The problem: Set down each entry exactly as given; pictures should not appear in the copy.

Entries supplied:
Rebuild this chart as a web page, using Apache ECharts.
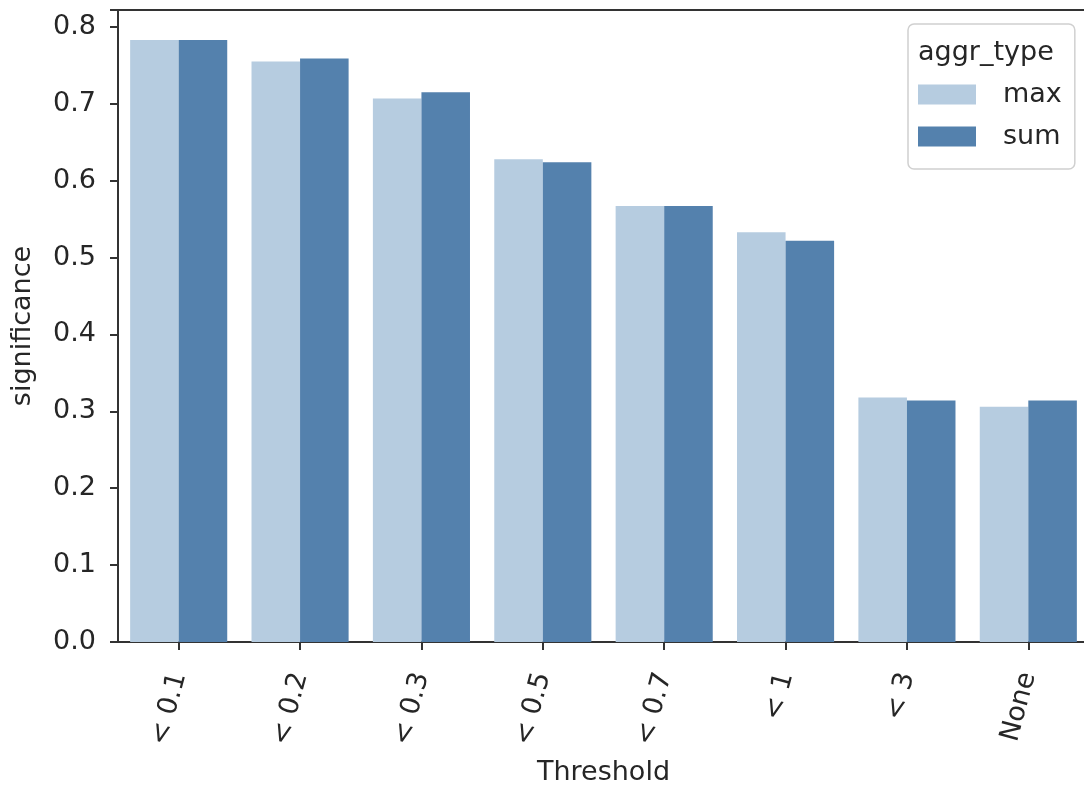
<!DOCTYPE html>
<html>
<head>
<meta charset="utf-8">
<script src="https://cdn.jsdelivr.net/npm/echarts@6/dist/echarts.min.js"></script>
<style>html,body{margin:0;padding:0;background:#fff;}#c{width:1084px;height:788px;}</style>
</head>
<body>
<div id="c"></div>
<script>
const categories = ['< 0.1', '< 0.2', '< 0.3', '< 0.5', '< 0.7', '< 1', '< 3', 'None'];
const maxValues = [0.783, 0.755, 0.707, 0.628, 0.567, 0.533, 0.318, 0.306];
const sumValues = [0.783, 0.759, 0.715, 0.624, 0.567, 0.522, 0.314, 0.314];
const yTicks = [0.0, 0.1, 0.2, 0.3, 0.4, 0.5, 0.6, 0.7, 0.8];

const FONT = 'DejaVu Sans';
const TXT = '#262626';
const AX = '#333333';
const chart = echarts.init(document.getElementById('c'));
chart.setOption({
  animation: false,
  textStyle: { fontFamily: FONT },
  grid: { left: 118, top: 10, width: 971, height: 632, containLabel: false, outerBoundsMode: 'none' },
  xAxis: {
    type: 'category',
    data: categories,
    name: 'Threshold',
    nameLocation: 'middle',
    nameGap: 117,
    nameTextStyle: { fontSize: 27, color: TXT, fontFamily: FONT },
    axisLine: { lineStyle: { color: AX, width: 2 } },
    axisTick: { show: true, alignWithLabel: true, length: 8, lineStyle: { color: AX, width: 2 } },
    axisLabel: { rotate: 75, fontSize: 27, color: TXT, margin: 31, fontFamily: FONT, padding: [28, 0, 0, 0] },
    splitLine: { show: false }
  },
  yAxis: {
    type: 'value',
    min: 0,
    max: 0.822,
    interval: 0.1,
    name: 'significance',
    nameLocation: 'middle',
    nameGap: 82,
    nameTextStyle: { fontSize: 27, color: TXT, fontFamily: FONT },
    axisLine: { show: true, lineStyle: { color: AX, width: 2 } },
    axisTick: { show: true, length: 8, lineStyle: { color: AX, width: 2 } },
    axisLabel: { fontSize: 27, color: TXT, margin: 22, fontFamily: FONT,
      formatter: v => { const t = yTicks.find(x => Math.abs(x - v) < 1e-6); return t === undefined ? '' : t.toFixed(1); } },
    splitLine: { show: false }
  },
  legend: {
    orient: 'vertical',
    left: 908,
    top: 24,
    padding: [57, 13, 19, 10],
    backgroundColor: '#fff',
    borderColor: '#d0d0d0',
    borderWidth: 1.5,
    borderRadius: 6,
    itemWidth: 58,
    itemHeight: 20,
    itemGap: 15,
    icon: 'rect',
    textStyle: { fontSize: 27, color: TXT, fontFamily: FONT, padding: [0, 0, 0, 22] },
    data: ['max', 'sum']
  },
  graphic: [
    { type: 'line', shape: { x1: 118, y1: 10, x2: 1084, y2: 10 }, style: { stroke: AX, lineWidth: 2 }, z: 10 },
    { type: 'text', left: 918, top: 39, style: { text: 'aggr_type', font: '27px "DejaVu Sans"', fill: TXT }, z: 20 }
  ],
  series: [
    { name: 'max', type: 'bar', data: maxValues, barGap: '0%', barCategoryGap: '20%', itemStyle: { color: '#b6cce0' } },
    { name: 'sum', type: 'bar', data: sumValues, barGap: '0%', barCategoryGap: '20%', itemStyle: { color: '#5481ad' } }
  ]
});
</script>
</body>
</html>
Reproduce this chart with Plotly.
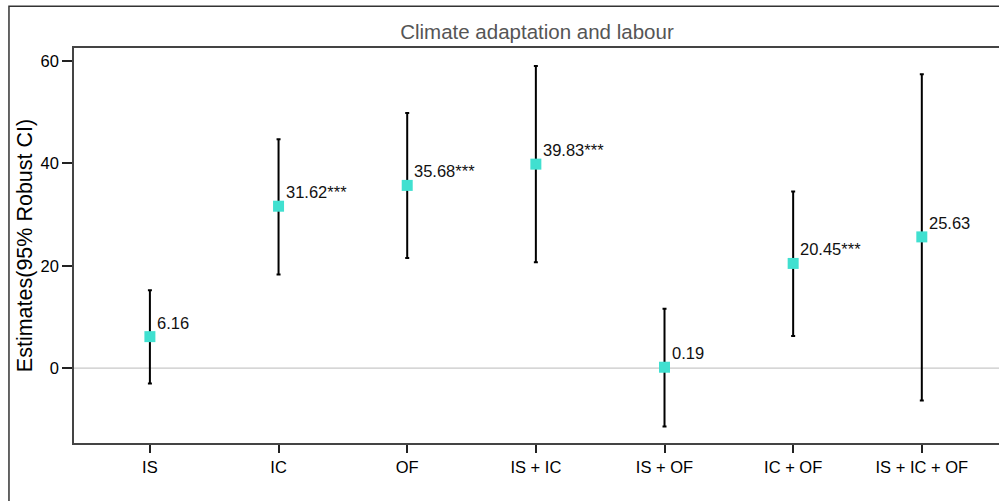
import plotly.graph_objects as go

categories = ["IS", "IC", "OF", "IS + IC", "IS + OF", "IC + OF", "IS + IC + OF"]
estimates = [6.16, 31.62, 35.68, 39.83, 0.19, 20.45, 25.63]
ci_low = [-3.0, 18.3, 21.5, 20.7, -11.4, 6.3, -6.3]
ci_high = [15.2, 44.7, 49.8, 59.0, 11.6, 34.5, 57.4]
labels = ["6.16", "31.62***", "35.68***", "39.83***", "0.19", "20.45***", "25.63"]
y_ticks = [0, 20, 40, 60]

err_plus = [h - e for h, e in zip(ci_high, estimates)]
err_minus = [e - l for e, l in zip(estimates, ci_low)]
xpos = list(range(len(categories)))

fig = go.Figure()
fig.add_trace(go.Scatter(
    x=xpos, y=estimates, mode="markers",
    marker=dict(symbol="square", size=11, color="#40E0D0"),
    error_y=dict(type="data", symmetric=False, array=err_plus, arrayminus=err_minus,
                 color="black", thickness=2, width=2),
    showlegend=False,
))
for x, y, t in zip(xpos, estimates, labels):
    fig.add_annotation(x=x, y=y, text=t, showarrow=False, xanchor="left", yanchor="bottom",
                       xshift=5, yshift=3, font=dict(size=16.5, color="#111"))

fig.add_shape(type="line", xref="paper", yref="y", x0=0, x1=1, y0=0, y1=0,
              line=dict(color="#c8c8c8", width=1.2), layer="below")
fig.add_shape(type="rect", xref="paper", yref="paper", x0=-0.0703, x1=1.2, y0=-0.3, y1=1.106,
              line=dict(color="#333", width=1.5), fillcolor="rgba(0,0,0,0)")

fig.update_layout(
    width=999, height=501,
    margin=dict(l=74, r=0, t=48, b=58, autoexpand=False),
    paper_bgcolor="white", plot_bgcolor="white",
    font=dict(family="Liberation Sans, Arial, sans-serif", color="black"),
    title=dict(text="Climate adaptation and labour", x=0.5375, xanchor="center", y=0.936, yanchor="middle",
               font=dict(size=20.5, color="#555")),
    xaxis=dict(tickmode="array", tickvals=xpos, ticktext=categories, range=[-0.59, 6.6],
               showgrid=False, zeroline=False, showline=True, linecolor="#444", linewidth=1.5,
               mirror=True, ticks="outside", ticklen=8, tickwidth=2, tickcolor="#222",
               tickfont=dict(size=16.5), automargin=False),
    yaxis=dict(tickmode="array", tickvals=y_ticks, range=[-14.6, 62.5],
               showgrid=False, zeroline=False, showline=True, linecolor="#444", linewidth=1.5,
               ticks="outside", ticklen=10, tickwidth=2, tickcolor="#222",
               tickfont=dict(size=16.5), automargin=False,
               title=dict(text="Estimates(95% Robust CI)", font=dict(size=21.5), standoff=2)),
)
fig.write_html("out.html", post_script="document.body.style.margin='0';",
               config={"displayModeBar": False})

Solution to the exercise:
Rebuild this chart as a web page, using Apache ECharts.
<!DOCTYPE html>
<html>
<head>
<meta charset="utf-8">
<script src="https://cdn.jsdelivr.net/npm/echarts@6/dist/echarts.min.js"></script>
<style>html,body{margin:0;padding:0;background:#fff;}#c{width:1084px;height:788px;}</style>
</head>
<body>
<div id="c"></div>
<script>
const categories = ['< 0.1', '< 0.2', '< 0.3', '< 0.5', '< 0.7', '< 1', '< 3', 'None'];
const maxValues = [0.783, 0.755, 0.707, 0.628, 0.567, 0.533, 0.318, 0.306];
const sumValues = [0.783, 0.759, 0.715, 0.624, 0.567, 0.522, 0.314, 0.314];
const yTicks = [0.0, 0.1, 0.2, 0.3, 0.4, 0.5, 0.6, 0.7, 0.8];

const FONT = 'DejaVu Sans';
const TXT = '#262626';
const AX = '#333333';
const chart = echarts.init(document.getElementById('c'));
chart.setOption({
  animation: false,
  textStyle: { fontFamily: FONT },
  grid: { left: 118, top: 10, width: 971, height: 632, containLabel: false, outerBoundsMode: 'none' },
  xAxis: {
    type: 'category',
    data: categories,
    name: 'Threshold',
    nameLocation: 'middle',
    nameGap: 117,
    nameTextStyle: { fontSize: 27, color: TXT, fontFamily: FONT },
    axisLine: { lineStyle: { color: AX, width: 2 } },
    axisTick: { show: true, alignWithLabel: true, length: 8, lineStyle: { color: AX, width: 2 } },
    axisLabel: { rotate: 75, fontSize: 27, color: TXT, margin: 31, fontFamily: FONT, padding: [28, 0, 0, 0] },
    splitLine: { show: false }
  },
  yAxis: {
    type: 'value',
    min: 0,
    max: 0.822,
    interval: 0.1,
    name: 'significance',
    nameLocation: 'middle',
    nameGap: 82,
    nameTextStyle: { fontSize: 27, color: TXT, fontFamily: FONT },
    axisLine: { show: true, lineStyle: { color: AX, width: 2 } },
    axisTick: { show: true, length: 8, lineStyle: { color: AX, width: 2 } },
    axisLabel: { fontSize: 27, color: TXT, margin: 22, fontFamily: FONT,
      formatter: v => { const t = yTicks.find(x => Math.abs(x - v) < 1e-6); return t === undefined ? '' : t.toFixed(1); } },
    splitLine: { show: false }
  },
  legend: {
    orient: 'vertical',
    left: 908,
    top: 24,
    padding: [57, 13, 19, 10],
    backgroundColor: '#fff',
    borderColor: '#d0d0d0',
    borderWidth: 1.5,
    borderRadius: 6,
    itemWidth: 58,
    itemHeight: 20,
    itemGap: 15,
    icon: 'rect',
    textStyle: { fontSize: 27, color: TXT, fontFamily: FONT, padding: [0, 0, 0, 22] },
    data: ['max', 'sum']
  },
  graphic: [
    { type: 'line', shape: { x1: 118, y1: 10, x2: 1084, y2: 10 }, style: { stroke: AX, lineWidth: 2 }, z: 10 },
    { type: 'text', left: 918, top: 39, style: { text: 'aggr_type', font: '27px "DejaVu Sans"', fill: TXT }, z: 20 }
  ],
  series: [
    { name: 'max', type: 'bar', data: maxValues, barGap: '0%', barCategoryGap: '20%', itemStyle: { color: '#b6cce0' } },
    { name: 'sum', type: 'bar', data: sumValues, barGap: '0%', barCategoryGap: '20%', itemStyle: { color: '#5481ad' } }
  ]
});
</script>
</body>
</html>
Reproduce this chart with Plotly.
import plotly.graph_objects as go

categories = ["IS", "IC", "OF", "IS + IC", "IS + OF", "IC + OF", "IS + IC + OF"]
estimates = [6.16, 31.62, 35.68, 39.83, 0.19, 20.45, 25.63]
ci_low = [-3.0, 18.3, 21.5, 20.7, -11.4, 6.3, -6.3]
ci_high = [15.2, 44.7, 49.8, 59.0, 11.6, 34.5, 57.4]
labels = ["6.16", "31.62***", "35.68***", "39.83***", "0.19", "20.45***", "25.63"]
y_ticks = [0, 20, 40, 60]

err_plus = [h - e for h, e in zip(ci_high, estimates)]
err_minus = [e - l for e, l in zip(estimates, ci_low)]
xpos = list(range(len(categories)))

fig = go.Figure()
fig.add_trace(go.Scatter(
    x=xpos, y=estimates, mode="markers",
    marker=dict(symbol="square", size=11, color="#40E0D0"),
    error_y=dict(type="data", symmetric=False, array=err_plus, arrayminus=err_minus,
                 color="black", thickness=2, width=2),
    showlegend=False,
))
for x, y, t in zip(xpos, estimates, labels):
    fig.add_annotation(x=x, y=y, text=t, showarrow=False, xanchor="left", yanchor="bottom",
                       xshift=5, yshift=3, font=dict(size=16.5, color="#111"))

fig.add_shape(type="line", xref="paper", yref="y", x0=0, x1=1, y0=0, y1=0,
              line=dict(color="#c8c8c8", width=1.2), layer="below")
fig.add_shape(type="rect", xref="paper", yref="paper", x0=-0.0703, x1=1.2, y0=-0.3, y1=1.106,
              line=dict(color="#333", width=1.5), fillcolor="rgba(0,0,0,0)")

fig.update_layout(
    width=999, height=501,
    margin=dict(l=74, r=0, t=48, b=58, autoexpand=False),
    paper_bgcolor="white", plot_bgcolor="white",
    font=dict(family="Liberation Sans, Arial, sans-serif", color="black"),
    title=dict(text="Climate adaptation and labour", x=0.5375, xanchor="center", y=0.936, yanchor="middle",
               font=dict(size=20.5, color="#555")),
    xaxis=dict(tickmode="array", tickvals=xpos, ticktext=categories, range=[-0.59, 6.6],
               showgrid=False, zeroline=False, showline=True, linecolor="#444", linewidth=1.5,
               mirror=True, ticks="outside", ticklen=8, tickwidth=2, tickcolor="#222",
               tickfont=dict(size=16.5), automargin=False),
    yaxis=dict(tickmode="array", tickvals=y_ticks, range=[-14.6, 62.5],
               showgrid=False, zeroline=False, showline=True, linecolor="#444", linewidth=1.5,
               ticks="outside", ticklen=10, tickwidth=2, tickcolor="#222",
               tickfont=dict(size=16.5), automargin=False,
               title=dict(text="Estimates(95% Robust CI)", font=dict(size=21.5), standoff=2)),
)
fig.write_html("out.html", post_script="document.body.style.margin='0';",
               config={"displayModeBar": False})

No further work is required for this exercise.